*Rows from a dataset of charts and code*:
□ □ □
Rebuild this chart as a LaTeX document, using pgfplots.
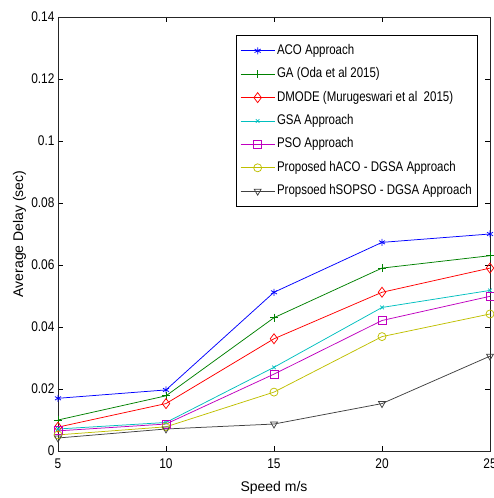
\documentclass[border=0pt]{standalone}
\usepackage{pgfplots}
\pgfplotsset{compat=1.18}
\usetikzlibrary{calc}
\usepackage{fontspec}
\setmainfont[FakeStretch=0.85]{Liberation Sans}
\newfontfamily\labfont{Liberation Sans}
\newfontfamily\legfont[FakeStretch=0.82]{Liberation Sans}
\definecolor{mblue}{rgb}{0,0,1}
\definecolor{mgreen}{rgb}{0,0.5,0}
\definecolor{mred}{rgb}{1,0,0}
\definecolor{mcyan}{rgb}{0,0.75,0.75}
\definecolor{mmag}{rgb}{0.75,0,0.75}
\definecolor{myel}{rgb}{0.75,0.75,0}
\definecolor{mgray}{rgb}{0.25,0.25,0.25}
\begin{document}
\begin{tikzpicture}
\begin{axis}[
  name=ax,
  scale only axis,
  width=432bp, height=434bp,
  xmin=5, xmax=25, ymin=0, ymax=0.14,
  xtick={5,10,15,20,25},
  ytick={0,0.02,0.04,0.06,0.08,0.1,0.12,0.14},
  tick align=inside,
  major tick length=5bp,
  tick style={black, line width=0.5bp},
  axis line style={black!85, line width=0.6bp},
  /pgf/number format/assume math mode=true,
  /pgf/number format/fixed,
  /pgf/number format/precision=2,
  scaled y ticks=false,
  tick label style={font=\fontsize{14bp}{16bp}\selectfont},
  xticklabel style={yshift=-4bp},
  xlabel={Speed m/s},
  ylabel={Average Delay (sec)},
  label style={font=\labfont\fontsize{14bp}{16bp}\selectfont},
  xlabel style={at={(axis description cs:0.5,-0.085)}, anchor=center},
  ylabel style={at={(axis description cs:-0.089,0.5)}, anchor=center},
  every axis plot/.append style={line width=0.75bp},
  legend cell align=left,
  legend style={at={(0.412,0.9585)}, anchor=north west,
    font=\legfont\fontsize{14bp}{16bp}\selectfont,
    draw=black, line width=0.6bp,
    nodes={inner sep=2bp, text height=10bp, text depth=3bp},
    row sep=6.4bp, inner xsep=4bp, inner ysep=7bp},
  legend image code/.code={\draw[mark repeat=2,mark phase=2,#1] plot coordinates {(0bp,0bp)(17bp,0bp)(34bp,0bp)};},
]
\addplot[color=mblue, mark=asterisk, mark size=3.5bp] coordinates {(5,0.0170)(10,0.0197)(15,0.0512)(20,0.0673)(25,0.0700)};
\addlegendentry{ACO Approach}
\addplot[color=mgreen, mark=+, mark size=4bp] coordinates {(5,0.0100)(10,0.0178)(15,0.0430)(20,0.0590)(25,0.0630)};
\addlegendentry{GA (Oda et al 2015)}
\addplot[color=mred, mark=diamond, mark size=5bp] coordinates {(5,0.0077)(10,0.0153)(15,0.0362)(20,0.0512)(25,0.0590)};
\addlegendentry{DMODE (Murugeswari et al\ \ 2015)}
\addplot[color=mcyan, mark=x, mark size=2.5bp] coordinates {(5,0.0071)(10,0.0092)(15,0.0270)(20,0.0463)(25,0.0518)};
\addlegendentry{GSA Approach}
\addplot[color=mmag, mark=square, mark size=4bp] coordinates {(5,0.0065)(10,0.0087)(15,0.0248)(20,0.0421)(25,0.0499)};
\addlegendentry{PSO Approach}
\addplot[color=myel, mark=o, mark size=4bp] coordinates {(5,0.0052)(10,0.0078)(15,0.0190)(20,0.0369)(25,0.0442)};
\addlegendentry{Proposed hACO - DGSA Approach}
\addplot[color=mgray, mark=triangle, mark options={rotate=180}, mark size=4bp] coordinates {(5,0.0042)(10,0.0071)(15,0.0087)(20,0.0153)(25,0.0306)};
\addlegendentry{Propsoed hSOPSO - DGSA Approach}
\end{axis}
\pgfresetboundingbox
\path[use as bounding box] ($(ax.south west)+(-58bp,-47bp)$) rectangle ($(ax.north east)+(4bp,17bp)$);
\end{tikzpicture}
\end{document}
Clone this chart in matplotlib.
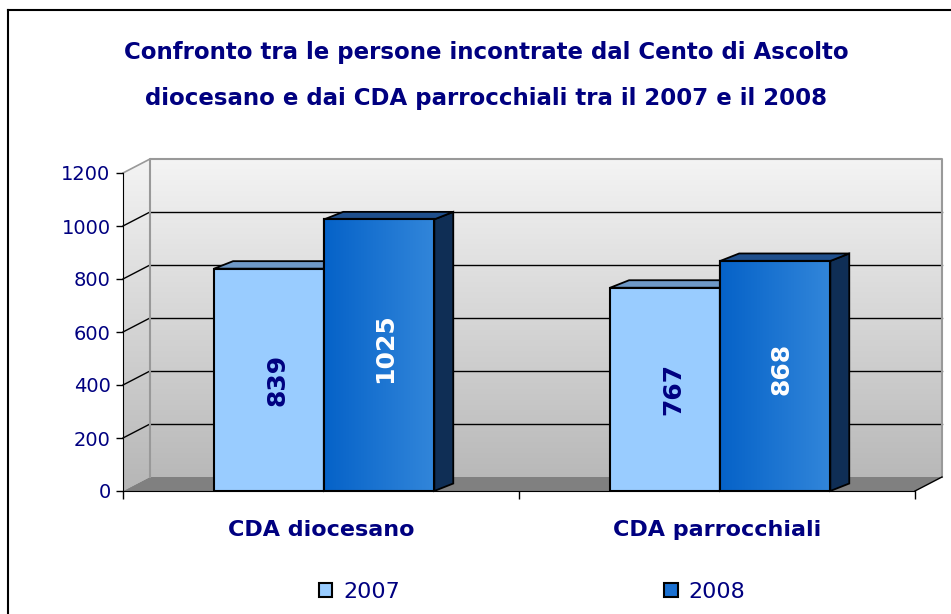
□ □ □
*AIM*:
Copy out the whole listing exactly, and don't carry over any pictures.

*FINAL ANSWER*:
Rebuild this chart as a LaTeX document, using pgfplots.
\documentclass[border=0pt]{standalone}
\usepackage{pgfplots}
\pgfplotsset{compat=1.18}
\usetikzlibrary{calc}
\usepackage{fontspec}
\setmainfont[FakeStretch=0.85]{Liberation Sans}
\newfontfamily\labfont{Liberation Sans}
\newfontfamily\legfont[FakeStretch=0.82]{Liberation Sans}
\definecolor{mblue}{rgb}{0,0,1}
\definecolor{mgreen}{rgb}{0,0.5,0}
\definecolor{mred}{rgb}{1,0,0}
\definecolor{mcyan}{rgb}{0,0.75,0.75}
\definecolor{mmag}{rgb}{0.75,0,0.75}
\definecolor{myel}{rgb}{0.75,0.75,0}
\definecolor{mgray}{rgb}{0.25,0.25,0.25}
\begin{document}
\begin{tikzpicture}
\begin{axis}[
  name=ax,
  scale only axis,
  width=432bp, height=434bp,
  xmin=5, xmax=25, ymin=0, ymax=0.14,
  xtick={5,10,15,20,25},
  ytick={0,0.02,0.04,0.06,0.08,0.1,0.12,0.14},
  tick align=inside,
  major tick length=5bp,
  tick style={black, line width=0.5bp},
  axis line style={black!85, line width=0.6bp},
  /pgf/number format/assume math mode=true,
  /pgf/number format/fixed,
  /pgf/number format/precision=2,
  scaled y ticks=false,
  tick label style={font=\fontsize{14bp}{16bp}\selectfont},
  xticklabel style={yshift=-4bp},
  xlabel={Speed m/s},
  ylabel={Average Delay (sec)},
  label style={font=\labfont\fontsize{14bp}{16bp}\selectfont},
  xlabel style={at={(axis description cs:0.5,-0.085)}, anchor=center},
  ylabel style={at={(axis description cs:-0.089,0.5)}, anchor=center},
  every axis plot/.append style={line width=0.75bp},
  legend cell align=left,
  legend style={at={(0.412,0.9585)}, anchor=north west,
    font=\legfont\fontsize{14bp}{16bp}\selectfont,
    draw=black, line width=0.6bp,
    nodes={inner sep=2bp, text height=10bp, text depth=3bp},
    row sep=6.4bp, inner xsep=4bp, inner ysep=7bp},
  legend image code/.code={\draw[mark repeat=2,mark phase=2,#1] plot coordinates {(0bp,0bp)(17bp,0bp)(34bp,0bp)};},
]
\addplot[color=mblue, mark=asterisk, mark size=3.5bp] coordinates {(5,0.0170)(10,0.0197)(15,0.0512)(20,0.0673)(25,0.0700)};
\addlegendentry{ACO Approach}
\addplot[color=mgreen, mark=+, mark size=4bp] coordinates {(5,0.0100)(10,0.0178)(15,0.0430)(20,0.0590)(25,0.0630)};
\addlegendentry{GA (Oda et al 2015)}
\addplot[color=mred, mark=diamond, mark size=5bp] coordinates {(5,0.0077)(10,0.0153)(15,0.0362)(20,0.0512)(25,0.0590)};
\addlegendentry{DMODE (Murugeswari et al\ \ 2015)}
\addplot[color=mcyan, mark=x, mark size=2.5bp] coordinates {(5,0.0071)(10,0.0092)(15,0.0270)(20,0.0463)(25,0.0518)};
\addlegendentry{GSA Approach}
\addplot[color=mmag, mark=square, mark size=4bp] coordinates {(5,0.0065)(10,0.0087)(15,0.0248)(20,0.0421)(25,0.0499)};
\addlegendentry{PSO Approach}
\addplot[color=myel, mark=o, mark size=4bp] coordinates {(5,0.0052)(10,0.0078)(15,0.0190)(20,0.0369)(25,0.0442)};
\addlegendentry{Proposed hACO - DGSA Approach}
\addplot[color=mgray, mark=triangle, mark options={rotate=180}, mark size=4bp] coordinates {(5,0.0042)(10,0.0071)(15,0.0087)(20,0.0153)(25,0.0306)};
\addlegendentry{Propsoed hSOPSO - DGSA Approach}
\end{axis}
\pgfresetboundingbox
\path[use as bounding box] ($(ax.south west)+(-58bp,-47bp)$) rectangle ($(ax.north east)+(4bp,17bp)$);
\end{tikzpicture}
\end{document}
Clone this chart in matplotlib.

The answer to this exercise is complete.